Re-frame subscriptions and events are like very loosely defined function calls. There's a contract there between the sender and the receiver, but it's implicit. The sender makes sure there are 3 items in the vector. The receiver destructures naively, expecting exactly 3 items.
(rf/reg-event-db ::do-something
(fn [db [_ first second {:keys [some-key]}]]
....))
(rf/dispatch [::do-something 1 2 {:some-key 3}])
Keeping these in sync requires continuous effort, and it's easy to miss a case or two, even in less complex applications. Because the errors often involve incompatible use of core clojure language features, like vector and map destructuring on things that cannot be destructured, they are quite often incomprehensible and hard to trace.

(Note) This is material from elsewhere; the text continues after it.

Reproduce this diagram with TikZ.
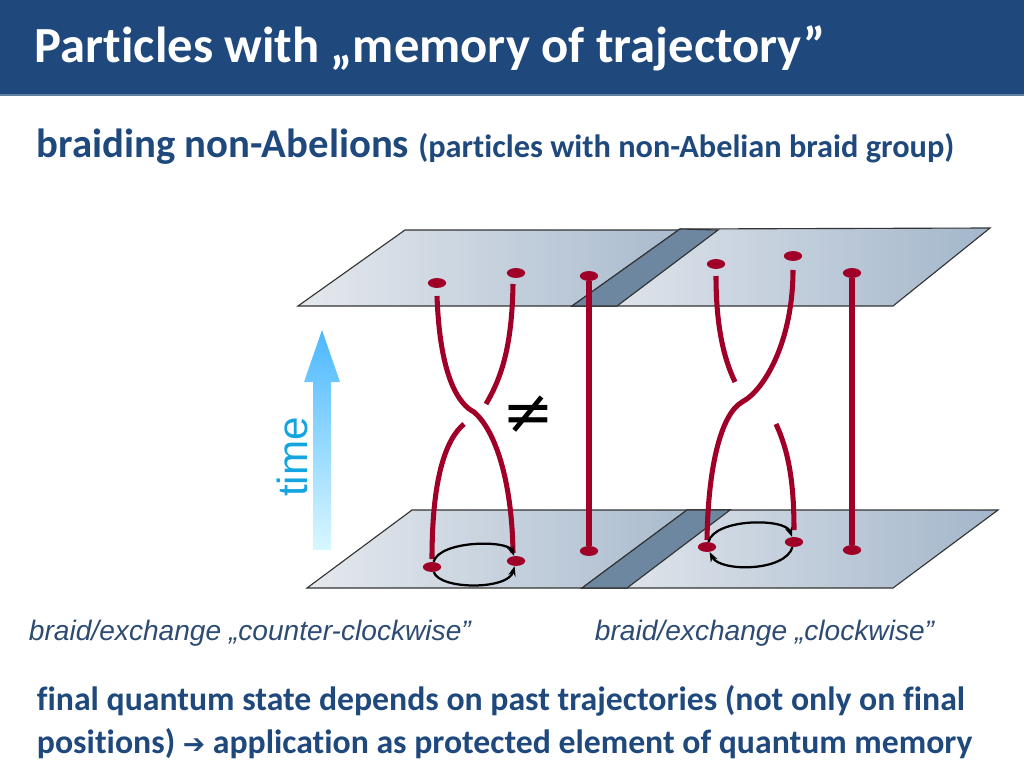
\documentclass[tikz,border=0pt]{standalone}
\usepackage{fontspec}
\setmainfont[Ligatures={NoCommon,NoRequired,NoContextual}]{Carlito}
\newfontfamily\capfont{Liberation Sans}
\newfontfamily\symfont{DejaVu Sans}
\usetikzlibrary{arrows.meta,shapes.geometric}
\definecolor{barblue}{RGB}{31,73,125}
\definecolor{strand}{RGB}{160,0,40}
\definecolor{planeA}{RGB}{222,227,233}
\definecolor{planeB}{RGB}{140,164,190}
\definecolor{overlap}{RGB}{110,135,160}
\definecolor{timecol}{RGB}{20,165,225}
\definecolor{capcol}{RGB}{45,75,115}
\begin{document}
\begin{tikzpicture}[x=0.025cm,y=-0.025cm,
    plane/.style={draw=black!80, line width=0.8pt, left color=planeA, right color=planeB, shading angle=90, fill opacity=0.8},
    braid/.style={draw=strand, line width=3.6pt},
    dot/.style={ellipse, fill=strand, minimum width=13pt, minimum height=7pt, inner sep=0pt},
    swap/.style={draw=black, line width=1.6pt, -{Stealth[length=7pt]}}]
    \useasboundingbox (0,0) rectangle (1024,768);

    % Titel
    \fill[barblue] (0,0) rectangle (1024,95);
    \draw[barblue!70, line width=1pt] (0,95) -- (1024,95);
    \node[anchor=west, text=white, font=\fontsize{36}{40}\selectfont\bfseries] (title) at (30,48) {Particles with „memory of trajectory”};
    \node[anchor=base west, text=barblue, font=\fontsize{29}{32}\selectfont\bfseries] (sub) at (32,158) {braiding non-Abelions \fontsize{23}{26}\selectfont(particles with non-Abelian braid group)};

    % Ebenen
    \shade[plane] (298,306) -- (405,230) -- (718,230) -- (617,306) -- cycle;
    \shade[plane] (572,306) -- (680,229) -- (990,228) -- (893,306) -- cycle;
    \fill[overlap, draw=black!80, line width=0.8pt] (572,306) -- (680,229) -- (718,230) -- (617,306) -- cycle;
    \shade[plane] (307,588) -- (412,510) -- (730,510) -- (627,588) -- cycle;
    \shade[plane] (582,588) -- (687,510) -- (998,510) -- (893,588) -- cycle;
    \fill[overlap, draw=black!80, line width=0.8pt] (582,588) -- (687,510) -- (730,510) -- (627,588) -- cycle;

    % Zeitpfeil
    \shade[bottom color=blue!20!cyan!15, top color=blue!40!cyan!70] (313,550) -- (313,382) -- (304,382) -- (322,330) -- (340,382) -- (331,382) -- (331,550) -- cycle;
    \node[rotate=90, text=timecol, font=\capfont\fontsize{30}{34}\selectfont] (time) at (292,457) {time};

    % Teilchen
    \foreach \n/\x/\y in {a1/437/283, a2/516/273, a3/589/276, b1/716/264, b2/793/256, b3/852/273,
                          c1/432/567, c2/516/561, c3/589/551, d1/707/547, d2/794/542, d3/852/550}
        \node[dot] (\n) at (\x,\y) {};

    % Zoepfe links
    \draw[braid] (437,296) .. controls (440,380) and (460,405) .. (474,412) .. controls (495,430) and (512,480) .. (513,553);
    \draw[braid] (513,284) .. controls (512,350) and (500,380) .. (486,404);
    \draw[braid] (432,559) .. controls (432,480) and (445,440) .. (464,424);
    \draw[braid] (a3) -- (c3);
    % Zoepfe rechts
    \draw[braid] (707,540) .. controls (708,470) and (720,415) .. (742,402) .. controls (765,390) and (793,340) .. (793,270);
    \draw[braid] (716,276) .. controls (716,320) and (722,355) .. (735,382);
    \draw[braid] (794,530) .. controls (794,480) and (788,450) .. (776,424);
    \draw[braid] (b3) -- (d3);

    \node[font=\symfont\fontsize{44}{48}\selectfont] (neq) at (528,415) {≠};

    % Vertauschung
    \draw[swap] (c1) .. controls (440,540) and (508,540) .. (c2);
    \draw[swap] (c1) .. controls (440,590) and (508,590) .. (c2);
    \draw[swap] (d1) .. controls (715,518) and (785,518) .. (d2);
    \draw[swap] (d2) .. controls (785,572) and (720,572) .. (d1);

    % Beschriftung
    \node[anchor=base west, text=capcol, font=\capfont\itshape\fontsize{20}{22}\selectfont] (ccw) at (24,640) {braid/exchange „counter-clockwise”};
    \node[anchor=base west, text=capcol, font=\capfont\itshape\fontsize{20}{22}\selectfont] (cw) at (590,640) {braid/exchange „clockwise”};
    \node[anchor=north west, text=barblue, align=left, font=\fontsize{24}{31}\selectfont\bfseries] (final) at (32,680)
        {final quantum state depends on past trajectories (not only on final\\positions) {\symfont\fontsize{19}{20}\selectfont➔} application as protected element of quantum memory};
\end{tikzpicture}
\end{document}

Lately, I've been searching for some gradual typing to ease the pain. Most of the available tools based on spec or other schema libraries are capable of solving the above problem. But only one of them check all my points:
speced.def is to me a pretty optimal solution for re-frame vectors. You can annotate as much or little as you want, which is really important to avoid too much boilerplate. Here's the same example from above:
(s/def ::int int?)
(s/def ::valid-db #(:some-crucial-key %))
(rf/reg-event-db ::do-something
(d/fn ^::valid-db [db [_ ^::int first
^number? second
{:keys [^:int some-key]}]]
....))
The first thing you should notice is that I replaced clojure's own fn
with a version that checks its own args and return value. The syntax is still completely standard, and should be easily adaptable in your IDE. I'm using Cursive, and it can be told to treat the d/fn
as if it was clojure.core/fn
As you can see, I annotated the first 2 args with specs, and we're even able to verify the type of the one map key we are interested in, in a pretty compact way. I also add a validity check for the updated app db returned from the event.
As I mentioned, other spec libraries can do this too, but they require you to write a spec for the entire args vector, which to me is way too much boilerplate to be maintainable in the long term. And it's no fun.
With this system in place, and if you are lucky enough to have expound running, you are entering a totally different world of error messages and early failures for the many mistakes you are bound to make.